■ **Supplied records**
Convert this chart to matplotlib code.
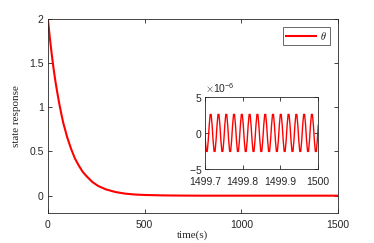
import numpy as np
import matplotlib
matplotlib.use("Agg")
import matplotlib.pyplot as plt
from matplotlib.ticker import ScalarFormatter

plt.rcParams['font.family'] = ['Liberation Sans', 'DejaVu Sans']
plt.rcParams['axes.unicode_minus'] = False
plt.rcParams['mathtext.fontset'] = 'cm'

# main decay
t_main = [0, 10, 20, 30, 40, 50, 60, 70, 80, 90, 100, 120, 140, 160, 180, 200,
          230, 260, 300, 350, 400, 450, 500, 600, 700, 800, 1000, 1500]
theta_main = [2.0, 1.79, 1.60, 1.43, 1.28, 1.15, 1.03, 0.92, 0.82, 0.74, 0.66,
              0.53, 0.42, 0.34, 0.27, 0.22, 0.155, 0.11, 0.071, 0.041, 0.023,
              0.013, 0.008, 0.003, 0.001, 0.0, 0.0, 0.0]

# inset oscillation (units of 1e-6), sampled every dt_in starting at t0_in
t0_in = 1499.7 - 0.0016
dt_in = 0.002586
theta_in_e6 = [
    1.07, -1.07, -2.59, -2.59, -1.07, 1.07, 2.59, 2.59,
    1.07, -1.07, -2.59, -2.59, -1.07, 1.07, 2.59, 2.59,
    1.07, -1.07, -2.59, -2.59, -1.07, 1.07, 2.59, 2.59,
    1.07, -1.07, -2.59, -2.59, -1.07, 1.07, 2.59, 2.59,
    1.07, -1.07, -2.59, -2.59, -1.07, 1.07, 2.59, 2.59,
    1.07, -1.07, -2.59, -2.59, -1.07, 1.07, 2.59, 2.59,
    1.07, -1.07, -2.59, -2.59, -1.07, 1.07, 2.59, 2.59,
    1.07, -1.07, -2.59, -2.59, -1.07, 1.07, 2.59, 2.59,
    1.07, -1.07, -2.59, -2.59, -1.07, 1.07, 2.59, 2.59,
    1.07, -1.07, -2.59, -2.59, -1.07, 1.07, 2.59, 2.59,
    1.07, -1.07, -2.59, -2.59, -1.07, 1.07, 2.59, 2.59,
    1.07, -1.07, -2.59, -2.59, -1.07, 1.07, 2.59, 2.59,
    1.07, -1.07, -2.59, -2.59, -1.07, 1.07, 2.59, 2.59,
    1.07, -1.07, -2.59, -2.59, -1.07, 1.07, 2.59, 2.59,
    1.07, -1.07, -2.59, -2.59, -1.07, 1.07,
]
t_in = t0_in + dt_in * np.arange(len(theta_in_e6))
theta_in = np.array(theta_in_e6) * 1e-6

main_xticks = [0, 500, 1000, 1500]
main_yticks = [0, 0.5, 1, 1.5, 2]
in_xticks = [1499.7, 1499.8, 1499.9, 1500]
in_xticklabels = ['1499.7', '1499.8', '1499.9', '1500']
in_yticks = [-5e-6, 0, 5e-6]

axc = '#262626'
fig = plt.figure(figsize=(3.74, 2.43), dpi=100)
ax = fig.add_axes([0.128, 0.122, 0.776, 0.800])
ax.plot(t_main, theta_main, color='#ff0000', lw=1.5, label=r'$\theta$')
ax.set_xlim(0, 1500)
ax.set_ylim(-0.2, 2)
ax.set_xticks(main_xticks)
ax.set_yticks(main_yticks)
ax.set_yticklabels(['0', '0.5', '1', '1.5', '2'])
ax.tick_params(direction='in', top=True, right=True, labelsize=7.5, colors=axc,
               length=3, width=0.6, pad=3)
ax.tick_params(axis='x', pad=5)
for s in ax.spines.values():
    s.set_color(axc)
    s.set_linewidth(0.6)
ax.set_xlabel('time(s)', family='Liberation Serif', fontsize=8, color=axc, labelpad=0)
ax.set_ylabel('state response', family='Liberation Serif', fontsize=8, color=axc, labelpad=6)
leg = ax.legend(loc='upper right', fontsize=7.5, frameon=True, fancybox=False,
                handlelength=2.9, borderpad=0.3, handletextpad=0.4,
                borderaxespad=0.75)
leg.get_frame().set_edgecolor(axc)
leg.get_frame().set_linewidth(0.6)

ins = fig.add_axes([0.548, 0.306, 0.302, 0.294])
ins.plot(t_in, theta_in, color='#ff0000', lw=1.0)
ins.set_xlim(1499.7, 1500)
ins.set_ylim(-5e-6, 5e-6)
ins.set_xticks(in_xticks)
ins.set_xticklabels(in_xticklabels)
ins.set_yticks(in_yticks)
fmt = ScalarFormatter(useMathText=True)
fmt.set_powerlimits((0, 0))
ins.yaxis.set_major_formatter(fmt)
ins.yaxis.get_offset_text().set_fontsize(7.5)
ins.yaxis.get_offset_text().set_color(axc)
ins.tick_params(direction='in', top=True, right=True, labelsize=7.5, colors=axc,
                length=3, width=0.6, pad=2)
ins.tick_params(axis='x', pad=6)
for s in ins.spines.values():
    s.set_color(axc)
    s.set_linewidth(0.6)

fig.savefig('out.png', dpi=100)
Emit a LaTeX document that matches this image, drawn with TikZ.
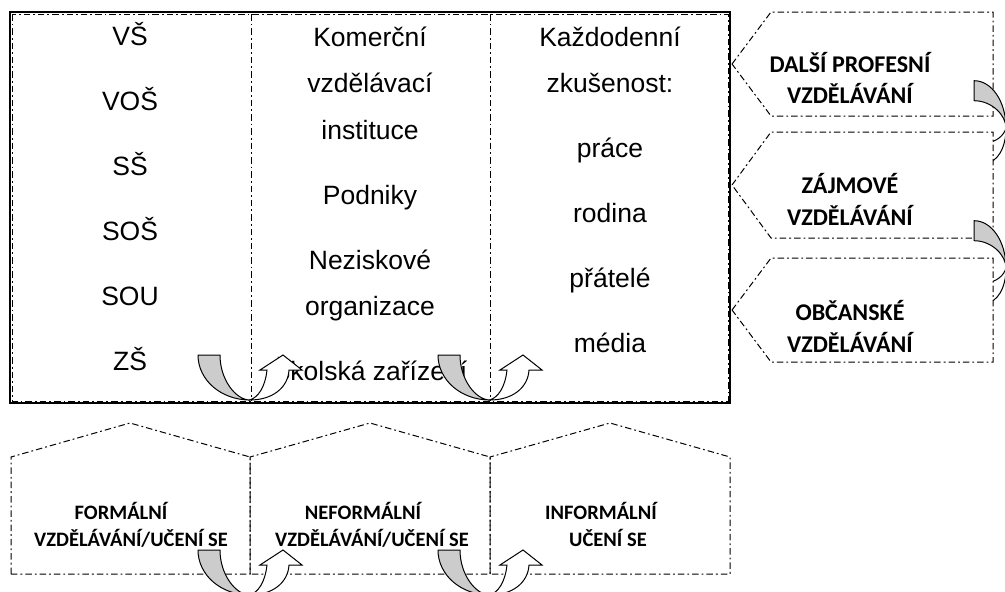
\documentclass[tikz,border=0pt]{standalone}
\usepackage{fontspec}
\setmainfont{Liberation Sans}
\newfontfamily\calfont{Carlito}
\tikzset{
 dd/.style={line width=1pt, dash pattern=on 6.5pt off 3pt on 1.8pt off 3pt, draw=black},
 toptext/.style={font=\fontsize{26.5}{30}\selectfont, anchor=base, inner sep=0pt},
 rlab/.style={font=\calfont\bfseries\fontsize{24}{29}\selectfont, anchor=base, inner sep=0pt},
 blab/.style={font=\calfont\bfseries\fontsize{20.5}{25}\selectfont, anchor=base, inner sep=0pt},
 grayband/.style={fill=black!20, draw=black, line width=1pt, line join=round},
 whitearr/.style={fill=white, draw=black, line width=1pt, line join=miter},
 pent/.style={dd, fill=white},
}
\newcommand\mycurvedarrow{%
 \path[grayband] (-52,-45) -- (-30,-45) .. controls (-30,-20) and (-14,0) .. (0,0) .. controls (-29,0) and (-52,-20) .. (-52,-45) -- cycle;
 \path[whitearr] (0,0) .. controls (22,0) and (38,-12) .. (39,-30) -- (52,-30) -- (33,-45) -- (10,-30) -- (17,-30) .. controls (15,-12) and (8,-3) .. (0,0) -- cycle;
}
\begin{document}
\begin{tikzpicture}[x=1pt,y=-1pt]
\useasboundingbox (0,0) rectangle (1005,592);
% top box
\draw[line width=1.3pt] (10,12) rectangle (730,403);
\draw[dd] (12,14) rectangle (728,401);
\draw[dd] (251,14) -- (251,401);
\draw[dd] (490,14) -- (490,401);
% left column
\node[toptext] (l1) at (130,45) {VŠ};
\node[toptext] (l2) at (130,110) {VOŠ};
\node[toptext] (l3) at (130,175) {SŠ};
\node[toptext] (l4) at (130,240) {SOŠ};
\node[toptext] (l5) at (130,305) {SOU};
\node[toptext] (l6) at (130,370) {ZŠ};
% middle column
\node[toptext] (m1) at (370,46) {Komerční};
\node[toptext] (m2) at (370,92) {vzdělávací};
\node[toptext] (m3) at (370,139) {instituce};
\node[toptext] (m4) at (370,204) {Podniky};
\node[toptext] (m5) at (370,269) {Neziskové};
\node[toptext] (m6) at (370,315) {organizace};
\node[toptext] (m7) at (370,380) {Školská zařízení};
% right column
\node[toptext] (c1) at (610,46) {Každodenní};
\node[toptext] (c2) at (610,92) {zkušenost:};
\node[toptext] (c3) at (610,157) {práce};
\node[toptext] (c4) at (610,222) {rodina};
\node[toptext] (c5) at (610,287) {přátelé};
\node[toptext] (c6) at (610,352) {média};
% arrows in top box
\begin{scope}[shift={(250,400)}]\mycurvedarrow\end{scope}
\begin{scope}[shift={(490,400)}]\mycurvedarrow\end{scope}
% right pentagons and arrows
\path[pent] (732,64) -- (771,12) -- (993,12) -- (993,116) -- (771,116) -- cycle;
\node[rlab] (r1a) at (850,72) {DALŠÍ PROFESNÍ};
\node[rlab] (r1b) at (850,103) {VZDĚLÁVÁNÍ};
\begin{scope}[shift={(1006,128)}]\begin{scope}[cm={0,-0.91,-0.71,0,(0,0)}]\mycurvedarrow\end{scope}\end{scope}
\path[pent] (732,185) -- (771,132) -- (993,132) -- (993,238) -- (771,238) -- cycle;
\node[rlab] (r2a) at (850,193) {ZÁJMOVÉ};
\node[rlab] (r2b) at (850,225) {VZDĚLÁVÁNÍ};
\begin{scope}[shift={(1006,268)}]\begin{scope}[cm={0,-0.91,-0.71,0,(0,0)}]\mycurvedarrow\end{scope}\end{scope}
\path[pent] (732,310) -- (771,258) -- (993,258) -- (993,362) -- (771,362) -- cycle;
\node[rlab] (r3a) at (850,320) {OBČANSKÉ};
\node[rlab] (r3b) at (850,352) {VZDĚLÁVÁNÍ};
% bottom pentagons
\path[dd] (11,574) -- (11,457) -- (130,423) -- (250,457) -- (250,574) -- cycle;
\path[dd] (250,574) -- (250,457) -- (370,423) -- (490,457) -- (490,574) -- cycle;
\path[dd] (490,574) -- (490,457) -- (610,423) -- (730,457) -- (730,574) -- cycle;
\node[blab] (b1a) at (121,519) {FORMÁLNÍ};
\node[blab] (b1b) at (131,546) {VZDĚLÁVÁNÍ/UČENÍ SE};
\node[blab] (b2a) at (363,519) {NEFORMÁLNÍ};
\node[blab] (b2b) at (372,546) {VZDĚLÁVÁNÍ/UČENÍ SE};
\node[blab] (b3a) at (601,519) {INFORMÁLNÍ};
\node[blab] (b3b) at (608,546) {UČENÍ SE};
\begin{scope}[shift={(250,595)}]\mycurvedarrow\end{scope}
\begin{scope}[shift={(490,595)}]\mycurvedarrow\end{scope}
\end{tikzpicture}
\end{document}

■ **Your instructions**
Starting at the first line of the records above, set down each line exactly through the one that holds "from matplotlib.ticker import ScalarFormatter". Omit pictures.

■ **The output**
Convert this chart to matplotlib code.
import numpy as np
import matplotlib
matplotlib.use("Agg")
import matplotlib.pyplot as plt
from matplotlib.ticker import ScalarFormatter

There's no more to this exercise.